Return exactly, please, the lines that run from the line with "Clone this chart in Chart.js." to the line with "const font = 'Liberation", ends included, and omit all pictures.

● **Charts and diagrams as code**:
= = =

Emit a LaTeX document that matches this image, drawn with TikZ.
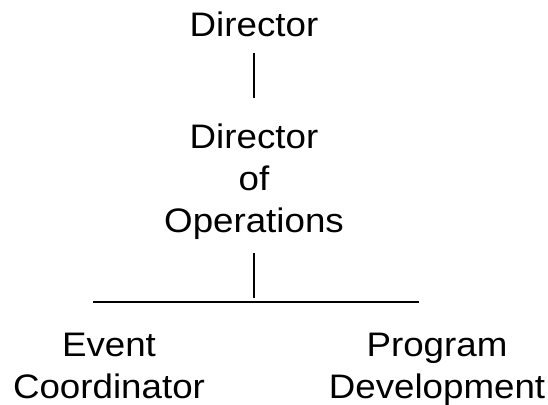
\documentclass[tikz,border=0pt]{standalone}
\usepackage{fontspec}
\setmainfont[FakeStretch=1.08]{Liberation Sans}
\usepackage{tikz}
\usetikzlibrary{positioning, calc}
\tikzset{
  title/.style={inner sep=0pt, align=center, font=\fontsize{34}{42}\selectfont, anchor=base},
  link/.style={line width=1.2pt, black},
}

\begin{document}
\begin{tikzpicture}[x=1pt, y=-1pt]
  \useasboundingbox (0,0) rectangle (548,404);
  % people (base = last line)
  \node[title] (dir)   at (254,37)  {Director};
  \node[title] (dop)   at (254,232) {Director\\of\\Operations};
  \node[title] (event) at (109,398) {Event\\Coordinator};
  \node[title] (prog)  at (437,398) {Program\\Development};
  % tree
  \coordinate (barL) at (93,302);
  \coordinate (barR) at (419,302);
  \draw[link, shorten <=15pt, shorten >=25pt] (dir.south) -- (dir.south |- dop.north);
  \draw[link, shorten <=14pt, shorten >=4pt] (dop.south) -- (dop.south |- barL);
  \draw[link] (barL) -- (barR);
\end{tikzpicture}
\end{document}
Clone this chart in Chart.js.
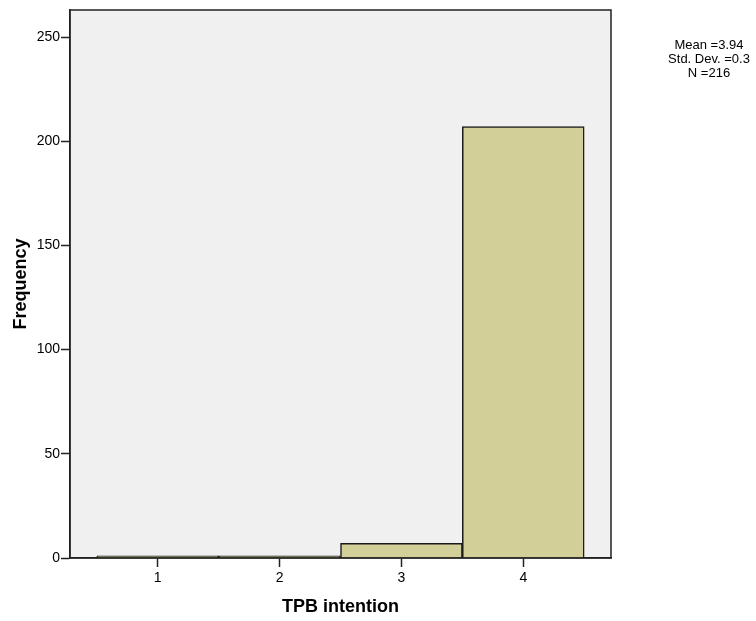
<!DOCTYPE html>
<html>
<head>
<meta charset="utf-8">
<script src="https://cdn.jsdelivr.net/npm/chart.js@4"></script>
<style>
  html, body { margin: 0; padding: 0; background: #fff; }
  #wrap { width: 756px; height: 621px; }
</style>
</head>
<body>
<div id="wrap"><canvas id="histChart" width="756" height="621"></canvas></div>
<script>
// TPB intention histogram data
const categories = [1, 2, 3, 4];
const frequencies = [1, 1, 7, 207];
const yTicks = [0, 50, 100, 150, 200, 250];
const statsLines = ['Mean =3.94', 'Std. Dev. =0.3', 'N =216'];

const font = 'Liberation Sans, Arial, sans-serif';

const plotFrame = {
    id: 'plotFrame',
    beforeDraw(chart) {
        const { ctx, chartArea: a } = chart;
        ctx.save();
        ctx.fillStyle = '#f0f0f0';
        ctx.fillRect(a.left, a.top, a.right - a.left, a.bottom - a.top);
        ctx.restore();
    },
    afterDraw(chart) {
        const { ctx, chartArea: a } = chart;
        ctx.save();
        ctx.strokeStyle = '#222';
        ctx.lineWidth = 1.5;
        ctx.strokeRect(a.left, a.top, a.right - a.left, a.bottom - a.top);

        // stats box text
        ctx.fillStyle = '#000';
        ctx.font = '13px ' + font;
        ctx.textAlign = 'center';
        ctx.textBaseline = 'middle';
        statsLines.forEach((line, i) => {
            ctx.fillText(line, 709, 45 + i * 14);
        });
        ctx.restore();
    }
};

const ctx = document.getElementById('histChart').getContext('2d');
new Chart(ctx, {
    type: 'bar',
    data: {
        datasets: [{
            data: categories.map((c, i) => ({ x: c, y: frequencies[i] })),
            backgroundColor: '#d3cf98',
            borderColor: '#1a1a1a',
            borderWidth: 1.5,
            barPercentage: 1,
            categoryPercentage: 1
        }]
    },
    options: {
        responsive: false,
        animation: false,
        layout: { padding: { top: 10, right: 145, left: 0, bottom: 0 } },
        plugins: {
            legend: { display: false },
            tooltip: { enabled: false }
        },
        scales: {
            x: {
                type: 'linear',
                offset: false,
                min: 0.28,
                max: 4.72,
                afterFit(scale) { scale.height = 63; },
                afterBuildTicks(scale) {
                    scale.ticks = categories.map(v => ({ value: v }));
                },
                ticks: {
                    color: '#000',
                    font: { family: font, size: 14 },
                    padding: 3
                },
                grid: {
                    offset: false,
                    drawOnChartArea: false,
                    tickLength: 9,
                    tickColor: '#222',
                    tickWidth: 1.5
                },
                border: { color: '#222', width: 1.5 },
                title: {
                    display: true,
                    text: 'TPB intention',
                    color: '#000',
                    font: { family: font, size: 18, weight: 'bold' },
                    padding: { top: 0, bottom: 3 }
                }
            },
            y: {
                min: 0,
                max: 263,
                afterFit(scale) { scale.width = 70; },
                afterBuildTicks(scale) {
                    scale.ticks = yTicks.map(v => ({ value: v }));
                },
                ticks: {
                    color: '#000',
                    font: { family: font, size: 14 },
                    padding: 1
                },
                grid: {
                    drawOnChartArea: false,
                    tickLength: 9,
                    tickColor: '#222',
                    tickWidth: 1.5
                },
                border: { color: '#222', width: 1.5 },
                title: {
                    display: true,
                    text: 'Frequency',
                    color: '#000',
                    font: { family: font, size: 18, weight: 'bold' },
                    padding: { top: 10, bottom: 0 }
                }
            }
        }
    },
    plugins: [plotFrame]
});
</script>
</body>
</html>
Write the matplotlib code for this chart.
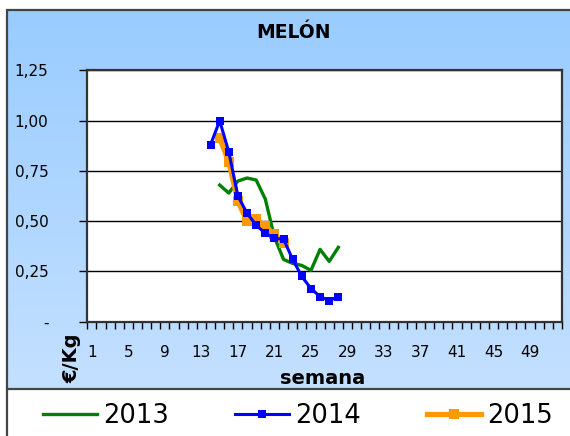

= = =

● **Task solution**:
Clone this chart in Chart.js.
<!DOCTYPE html>
<html>
<head>
<meta charset="utf-8">
<script src="https://cdn.jsdelivr.net/npm/chart.js@4"></script>
<style>
  html, body { margin: 0; padding: 0; background: #fff; }
  #wrap { width: 756px; height: 621px; }
</style>
</head>
<body>
<div id="wrap"><canvas id="histChart" width="756" height="621"></canvas></div>
<script>
// TPB intention histogram data
const categories = [1, 2, 3, 4];
const frequencies = [1, 1, 7, 207];
const yTicks = [0, 50, 100, 150, 200, 250];
const statsLines = ['Mean =3.94', 'Std. Dev. =0.3', 'N =216'];

const font = 'Liberation Sans, Arial, sans-serif';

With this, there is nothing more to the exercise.